Case and point with American wünderchef, Thomas Keller. In a press release this month: Chef Thomas Keller’s The French Laundry and Per Se establish one-of-a-kind coffee program [56kb, MS Word doc]. Yes, the man behind America’s most esteemed of restaurants — including Yountville’s The French Laundry and New York’s Per Se — has proudly announced to his customers that his restaurants will now offer Panama Esmeralda Geisha coffee roasted by the consistently underwhelming Equator Estate Coffees.
But how can you knock that? After all, at least they’re not pushing kopi luwak, right? Problem is that the coffee service at The French Laundry is well, uh, severely lacking compared to the otherwise lofty dining expectations and l’addition. (For example, their espresso scored lower than the Starbucks at SFO.) So rather than get educated, train staff, and elevate the craft (if not also chuck their superautomatic Schaerer espresso machine for something less suited for an assembly line), they take the lazy short cut of espousing the merits of “the most expensive coffee in the world” on their menus.
And to drill the point home that they have the whole coffee-as-wine thing confused, here’s a direct quote from their press release — from their master sommelier, a man who sounds like he clearly knows the difference between his Malabars and his Harars:
Paul Roberts, Master Sommelier and the Wine and Beverage Director for the Thomas Keller Restaurant Group notes, “We’re delighted to have the opportunity to bring our guests such a rare and extraordinary coffee as the Panama Esmeralda Geisha. The coffee is a truly a gold standard, and a wonderful compliment to our fall menu offerings.”

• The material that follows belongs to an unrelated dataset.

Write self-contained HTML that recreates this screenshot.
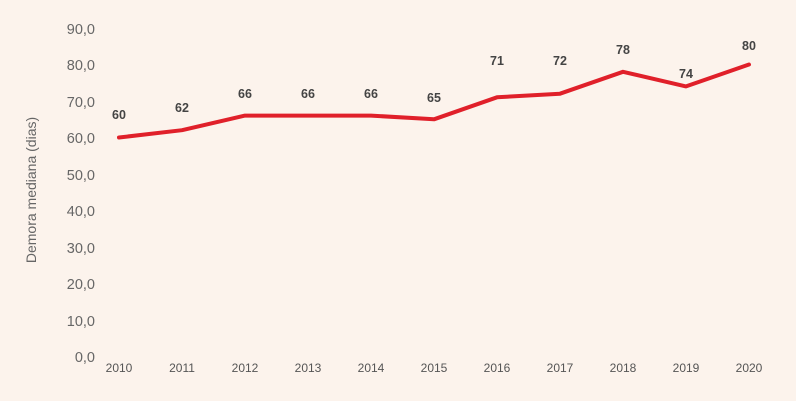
<!DOCTYPE html>
<html><head><meta charset="utf-8"><style>
body{margin:0;background:#fcf3ec;}
svg{display:block;font-family:"Liberation Sans",sans-serif;}
</style></head><body>
<svg width="796" height="401" viewBox="0 0 796 401">
<rect width="796" height="401" fill="#fcf3ec"/>
<g fill="#666" font-size="14.5" text-anchor="end">
<text x="95" y="362">0,0</text>
<text x="95" y="326">10,0</text>
<text x="95" y="289">20,0</text>
<text x="95" y="253">30,0</text>
<text x="95" y="216">40,0</text>
<text x="95" y="180">50,0</text>
<text x="95" y="143">60,0</text>
<text x="95" y="107">70,0</text>
<text x="95" y="70">80,0</text>
<text x="95" y="34">90,0</text>
</g>
<text transform="translate(36,190) rotate(-90)" fill="#666" font-size="14" text-anchor="middle">Demora mediana (dias)</text>
<g fill="#555" font-size="12" text-anchor="middle">
<text x="119" y="372">2010</text><text x="182" y="372">2011</text><text x="245" y="372">2012</text>
<text x="308" y="372">2013</text><text x="371" y="372">2014</text><text x="434" y="372">2015</text>
<text x="497" y="372">2016</text><text x="560" y="372">2017</text><text x="623" y="372">2018</text>
<text x="686" y="372">2019</text><text x="749" y="372">2020</text>
</g>
<polyline fill="none" stroke="#e0202a" stroke-width="4" stroke-linejoin="round" stroke-linecap="round"
points="119,137.5 182,130.2 245,115.6 308,115.6 371,115.6 434,119.3 497,97.3 560,93.7 623,71.8 686,86.4 749,64.5"/>
<g fill="#444" font-size="12.5" font-weight="bold" text-anchor="middle">
<text x="119" y="119">60</text><text x="182" y="112">62</text><text x="245" y="98">66</text>
<text x="308" y="98">66</text><text x="371" y="98">66</text><text x="434" y="102">65</text>
<text x="497" y="65">71</text><text x="560" y="65">72</text><text x="623" y="54">78</text>
<text x="686" y="78">74</text><text x="749" y="50">80</text>
</g>
</svg>
</body></html>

Thomas Keller’s restaurants don’t have to brew the best cup in the world. But if they’re going to promote an image of coffee connoisseur savvy to match their prowess with food, they should at least have invested more time and thought into it than they spend on boiling an egg.
I can buy some Geisha at the Peet’s Coffee around the block from where I work; I don’t need a restaurant to do that for me, charge me $210 for the privilege, and then act as if they just made me a 1959 Château Margaux with their bare feet. I’m respecting Coi Restaurant more and more for gracefully not pretending to be something they’re not.

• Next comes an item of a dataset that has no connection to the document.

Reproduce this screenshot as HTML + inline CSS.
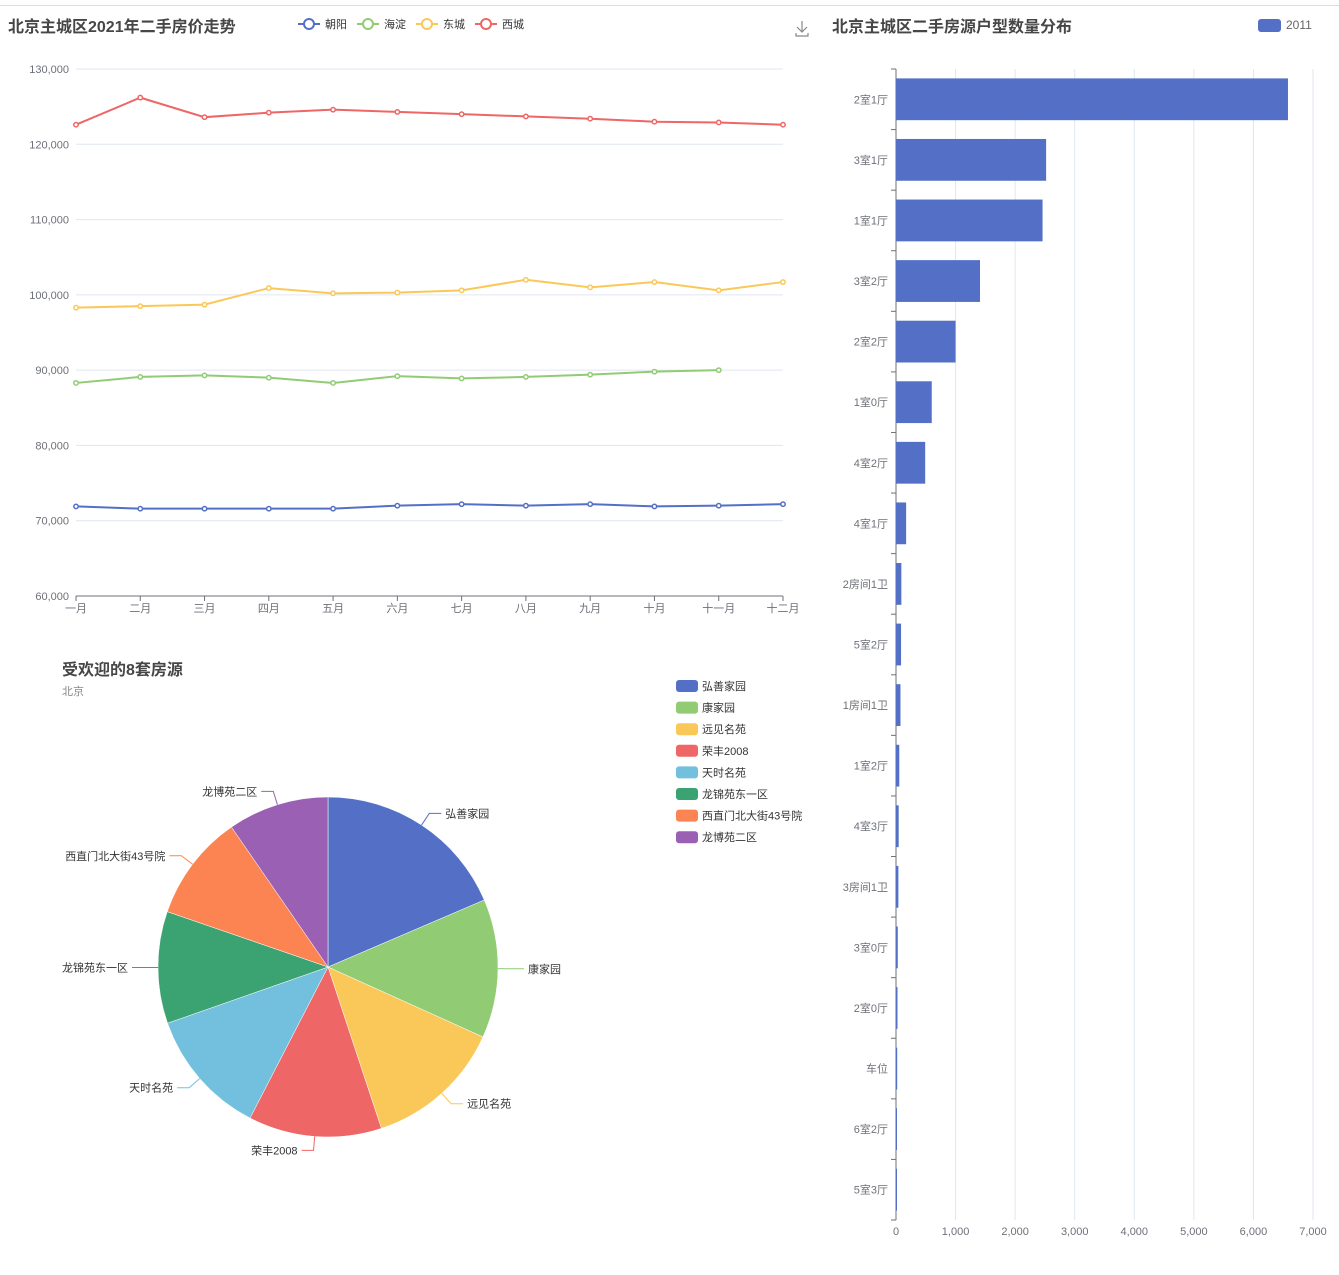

In the article, she recounts Mr. Roberts’ use of descriptive adjectives and his telling of the story behind the coffee’s/estate’s history — which curiously looks like a verbatim recitation of what was once posted on the Peet’s Coffee Web site. (The Web page has since been taken down as their supplies ran out.) What remains to be seen is if Mr. Roberts and/or Mr. Keller are capable of demonstrating any knowledge of good coffee beyond the most overhyped coffee in years, let alone the Peet’s Web site.